The planned debt sale is 1.5 trillion won smaller than 81.3 trillion won issued last year, the ministry said in a press release. Of the total, 54.8 trillion won will be used to refund matured bonds.
“We will stick to our principle to issue the same amount of state bonds every month this year,” the ministry said. “Still, the monthly amount of bond issuance can be adjusted flexibly in consideration of fiscal demand.”
In particular, the ministry plans to sell state bonds that mature in 30 years for the first time in September. The move is aimed at running the nation’s fiscal policy in a more stable manner by securing longer-term capital.
Of state bonds, those with a maturity of three and five years accounted for nearly 60 percent last year. Bonds with the longest maturity of 20 years made up 15 percent, the ministry said.

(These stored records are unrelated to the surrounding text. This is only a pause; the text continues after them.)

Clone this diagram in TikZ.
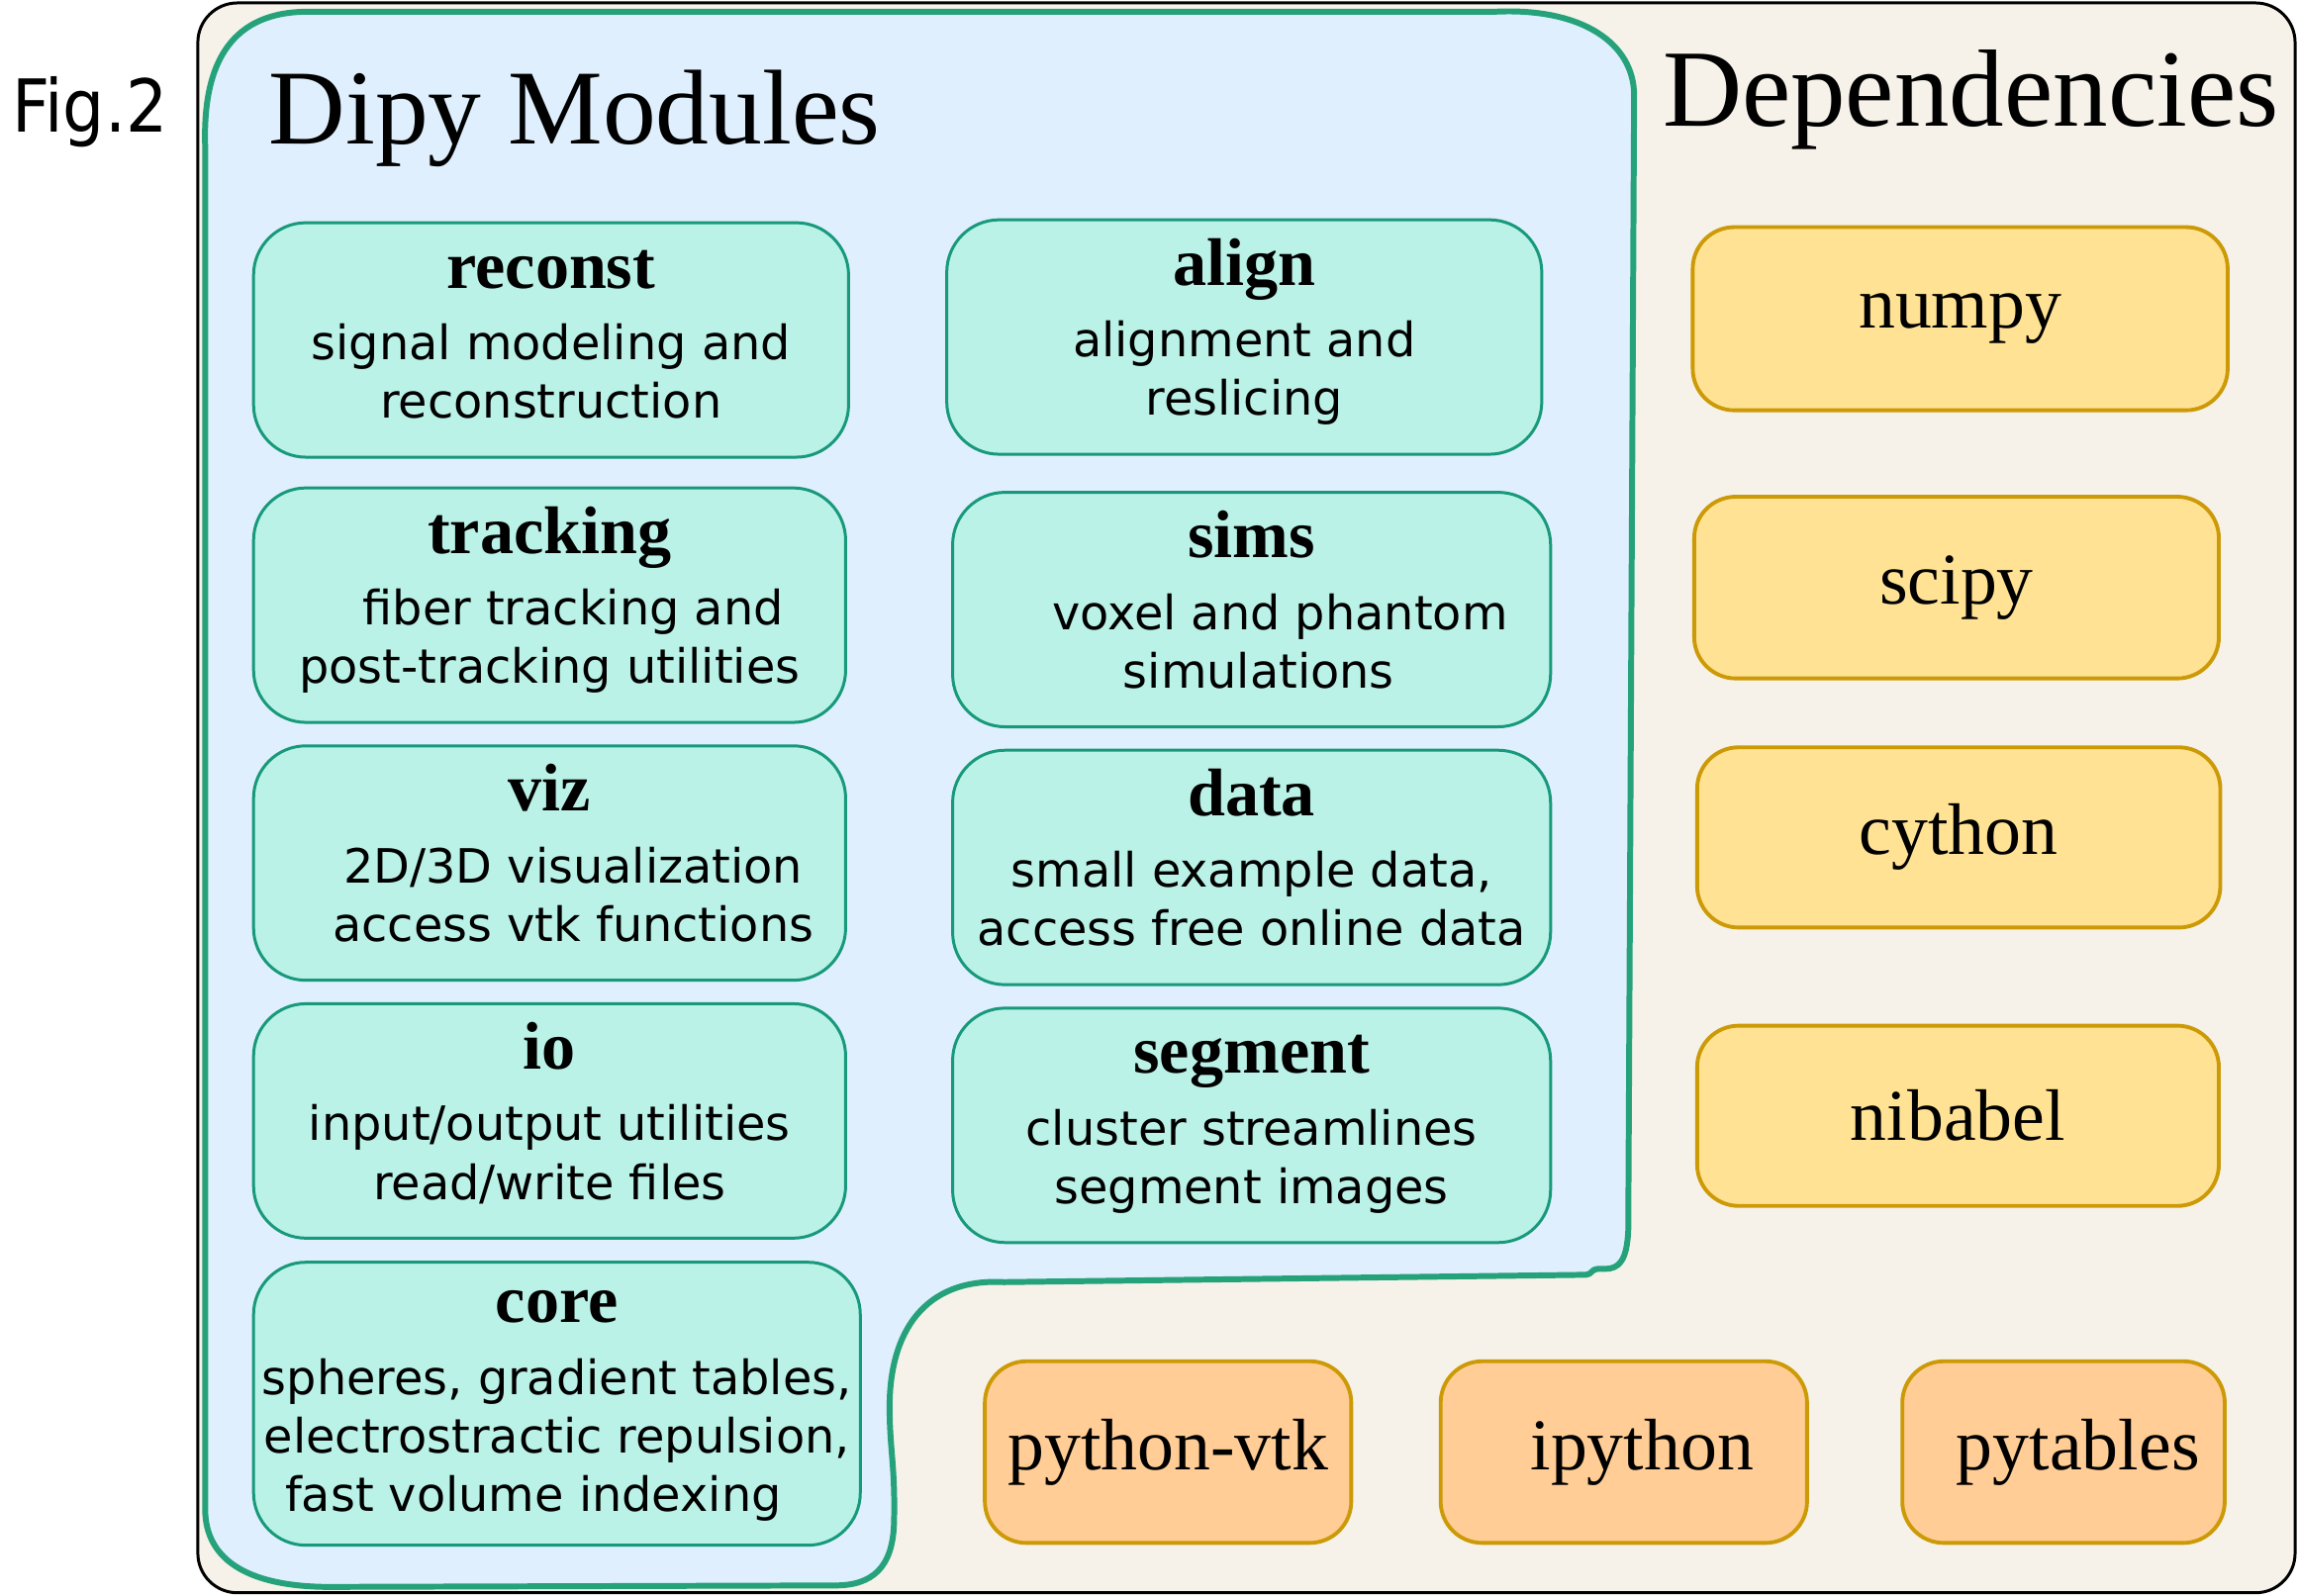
\documentclass[tikz,border=0pt]{standalone}
\usepackage{fontspec}
\setmainfont{Liberation Serif}
\setsansfont{DejaVu Sans}
\newfontfamily\figfont{DejaVu Sans Condensed}
\definecolor{framebg}{HTML}{F6F2EA}
\definecolor{dipybg}{HTML}{DFEFFD}
\definecolor{dipyline}{HTML}{26A27B}
\definecolor{modfill}{HTML}{BAF2E8}
\definecolor{modline}{HTML}{17997A}
\definecolor{depfill}{HTML}{FFE294}
\definecolor{optfill}{HTML}{FFCD95}
\definecolor{depline}{HTML}{CC9A06}
\def\pxu{0.01481cm}
\newcommand{\titlefont}{\rmfamily\bfseries\fontsize{19.4}{21}\selectfont}
\newcommand{\dmod}[2]{{\titlefont\rule{0pt}{14pt}#1}\\[3.8pt]#2\rule[-6.4pt]{0pt}{6.4pt}}
\begin{document}
\begin{tikzpicture}[x=0.01481cm,y=-0.01481cm,
		boxsize/.style 2 args={minimum width=#1*\pxu,minimum height=#2*\pxu},
		module/.style={draw=modline,fill=modfill,line width=0.85pt,rounded corners=0.53cm,align=center,inner xsep=1pt,font=\sffamily\fontsize{13.6}{16.85}\selectfont},
		dep/.style={draw=depline,fill=depfill,line width=1.1pt,rounded corners=0.42cm,font=\fontsize{21}{24}\selectfont},
		optdep/.style={dep,fill=optfill}]
		\useasboundingbox(0,0)rectangle(1568,1089);
		\filldraw[fill=framebg,draw=black,line width=0.85pt,rounded corners=0.4cm](135,2)rectangle(1566,1087);
		\filldraw[fill=dipybg,draw=dipyline,line width=1.7pt](140,100)..controls(138,40)and(160,8)..(210,8)--(1020,8)..controls(1080,5)and(1115,30)..(1115,65)--(1111,840)..controls(1110,860)and(1105,866)..(1095,866)--(1090,866)..controls(1086,866)and(1086,870)..(1082,870)--(685,875)..controls(630,872)and(607,910)..(607,960)..controls(607,990)and(611,1000)..(610,1040)..controls(609,1070)and(595,1082)..(570,1082)--(230,1083)..controls(170,1084)and(140,1065)..(140,1030)--cycle;
		\node[anchor=base west,inner sep=0pt,font=\figfont\fontsize{21}{23}\selectfont](fig)at(8,90){Fig.2};
		\node[anchor=base west,inner sep=0pt,font=\fontsize{30.6}{32}\selectfont](dipytitle)at(183,98){Dipy Modules};
		\node[anchor=base west,inner sep=0pt,font=\fontsize{31.6}{33}\selectfont](deptitle)at(1134,86){Dependencies};
		%modules
		\node[module,boxsize={406}{160}](reconst)at(376,232){\dmod{reconst}{signal modeling and\\reconstruction}};
		\node[module,boxsize={404}{160}](tracking)at(375,413){\dmod{tracking}{\hspace*{1em}fiber tracking and\\post-tracking utilities}};
		\node[module,boxsize={404}{160}](viz)at(375,589){\dmod{viz}{\hspace*{1em}2D/3D visualization\\\hspace*{1em}access vtk functions}};
		\node[module,boxsize={404}{160}](io)at(375,765){\dmod{io}{input/output utilities\\read/write files}};
		\node[module,boxsize={414}{192}](core)at(380,958){\dmod{core}{spheres, gradient tables,\\electrostractic repulsion,\\fast volume indexing\hspace*{1em}}};
		\node[module,boxsize={406}{160}](align)at(849,230){\dmod{align}{alignment and\\reslicing}};
		\node[module,boxsize={408}{160}](sims)at(854,416){\dmod{sims}{\hspace*{1.2em}voxel and phantom\\\hspace*{0.3em}simulations}};
		\node[module,boxsize={408}{160}](data)at(854,592){\dmod{data}{small example data,\\access free online data}};
		\node[module,boxsize={408}{160}](segment)at(854,768){\dmod{segment}{cluster streamlines\\segment images}};
		%dependencies
		\node[dep,boxsize={365}{125}](numpy)at(1337.5,217.5){\raisebox{-2pt}{numpy}};
		\node[dep,boxsize={358}{124}](scipy)at(1335,401){scipy};
		\node[dep,boxsize={357}{123}](cython)at(1336.5,571.5){cython};
		\node[dep,boxsize={356}{123}](nibabel)at(1336,761.5){nibabel};
		\node[optdep,boxsize={250}{124}](vtk)at(797,991){python-vtk};
		\node[optdep,boxsize={250}{124}](ipython)at(1108,991){\hspace*{0.5em}ipython};
		\node[optdep,boxsize={220}{124}](pytables)at(1408,991){\raisebox{2pt}{\hspace*{0.4em}pytables}};
	\end{tikzpicture}
\end{document}
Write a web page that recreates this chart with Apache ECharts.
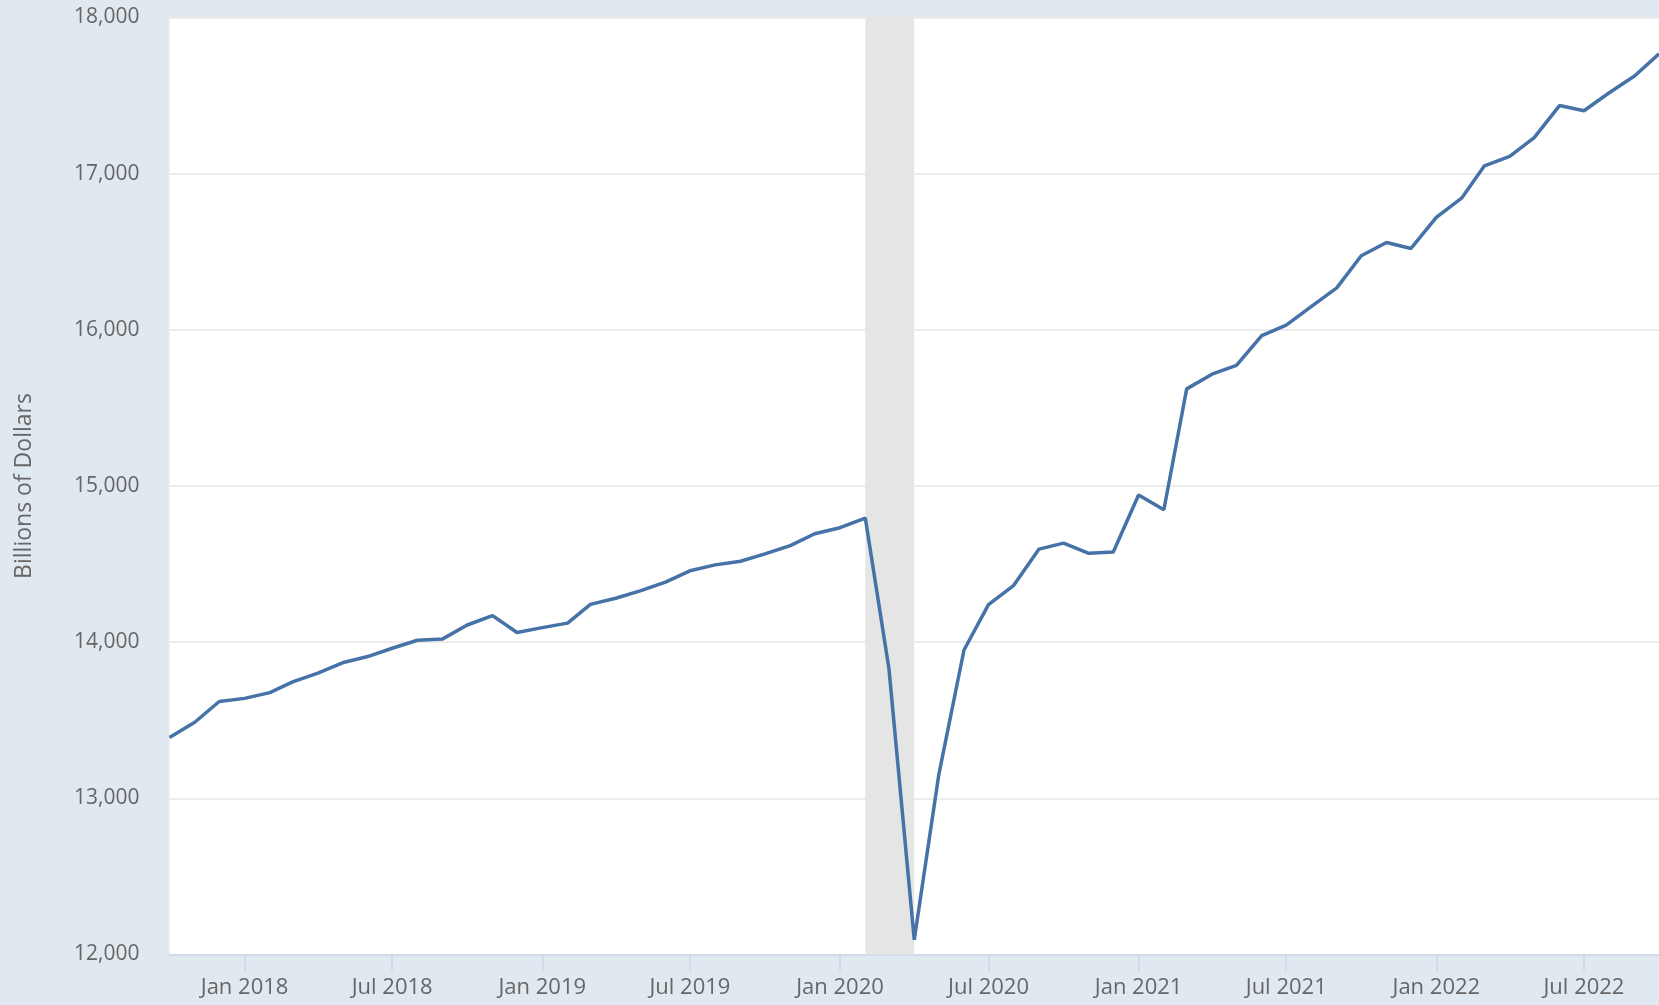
<!DOCTYPE html>
<html>
<head>
<meta charset="utf-8">
<script src="https://cdn.jsdelivr.net/npm/echarts@6/dist/echarts.min.js"></script>
<style>
html,body{margin:0;padding:0;background:#e1e9f0;}
#c{width:1659px;height:1005px;}
</style>
</head>
<body>
<div id="c"></div>
<script>
// ---- data ----
const months = [
  '2017-10','2017-11','2017-12',
  '2018-01','2018-02','2018-03','2018-04','2018-05','2018-06','2018-07','2018-08','2018-09','2018-10','2018-11','2018-12',
  '2019-01','2019-02','2019-03','2019-04','2019-05','2019-06','2019-07','2019-08','2019-09','2019-10','2019-11','2019-12',
  '2020-01','2020-02','2020-03','2020-04','2020-05','2020-06','2020-07','2020-08','2020-09','2020-10','2020-11','2020-12',
  '2021-01','2021-02','2021-03','2021-04','2021-05','2021-06','2021-07','2021-08','2021-09','2021-10','2021-11','2021-12',
  '2022-01','2022-02','2022-03','2022-04','2022-05','2022-06','2022-07','2022-08','2022-09','2022-10'
];
const values = [
  13390, 13487, 13620,
  13640, 13677, 13746, 13802, 13868, 13908, 13961, 14012, 14021, 14110, 14170, 14062,
  14093, 14122, 14242, 14281, 14328, 14385, 14457, 14495, 14518, 14565, 14618, 14694,
  14733, 14795, 13830, 12094, 13148, 13950, 14240, 14364, 14596, 14634, 14569, 14577,
  14942, 14848, 15622, 15716, 15772, 15963, 16030, 16150, 16269, 16474, 16559, 16521,
  16720, 16843, 17050, 17111, 17231, 17436, 17403, 17518, 17625, 17767
];
const tickMonths = ['2018-01','2018-07','2019-01','2019-07','2020-01','2020-07','2021-01','2021-07','2022-01','2022-07'];
const monthNames = ['Jan','Feb','Mar','Apr','May','Jun','Jul','Aug','Sep','Oct','Nov','Dec'];
const yMin = 12000, yMax = 18000, yStep = 1000;
const recession = ['2020-02','2020-04'];
const yTitle = 'Billions of Dollars';

function ts(m){ const p = m.split('-').map(Number); return Date.UTC(p[0], p[1]-1, 1); }

const seriesData = months.map((m,i) => [ts(m), values[i]]);
const tickValues = tickMonths.map(ts);

const chart = echarts.init(document.getElementById('c'), null, {renderer:'canvas'});
const FONT = '"Open Sans", "Noto Sans", sans-serif';
chart.setOption({
  animation: false,
  backgroundColor: '#e1e9f0',
  grid: {
    left: 169.5, top: 17.5, right: 0, bottom: 50.5,
    show: true, backgroundColor: '#ffffff', borderWidth: 0
  },
  xAxis: {
    type: 'value',
    min: ts(months[0]),
    max: ts(months[months.length-1]),
    splitLine: {show: false},
    axisLine: {show: true, lineStyle: {color: '#ccd6eb', width: 1.5}},
    axisTick: {show: true, length: 17, customValues: tickValues, lineStyle: {color: '#ccd6eb', width: 1.5}},
    axisLabel: {
      customValues: tickValues,
      margin: 22,
      color: '#666666',
      fontFamily: FONT,
      fontSize: 22,
      formatter: function(v){ const d = new Date(v); return monthNames[d.getUTCMonth()] + ' ' + d.getUTCFullYear(); }
    }
  },
  yAxis: {
    type: 'value',
    min: yMin, max: yMax, interval: yStep,
    name: yTitle,
    nameLocation: 'middle',
    nameGap: 134,
    nameRotate: 90,
    nameTextStyle: {color: '#666666', fontFamily: FONT, fontSize: 23},
    axisLine: {show: false},
    axisTick: {show: false},
    splitLine: {show: true, lineStyle: {color: '#e6e6e6', width: 1.5}},
    axisLabel: {
      margin: 30,
      color: '#666666',
      fontFamily: FONT,
      fontSize: 21,
      formatter: function(v){ return v.toLocaleString('en-US'); }
    }
  },
  series: [{
    type: 'line',
    data: seriesData,
    showSymbol: false,
    symbol: 'none',
    lineStyle: {color: '#4572a7', width: 3.5},
    markArea: {
      silent: true,
      itemStyle: {color: '#e5e5e5', opacity: 1},
      data: [[{xAxis: ts(recession[0])}, {xAxis: ts(recession[1])}]]
    }
  }]
});
</script>
</body>
</html>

South Korea’s outstanding state bonds stood at 340 trillion won at the end of last year, up from 310 trillion won in the previous year. Foreign investors held 60.9 trillion won or 17.8 percent of the total, the ministry said.
The ministry expects little difficulty in selling all the planned state bonds this year, saying that there is sufficient demand for the debts based on strong fiscal and economic health.
“We expect that our bond sale plan for this year will be carried out without much difficulty,” the ministry said. “There is trust being maintained for our state bonds at home and abroad thanks to the nation’s sound fiscal health and strong macroeconomic fundamentals.”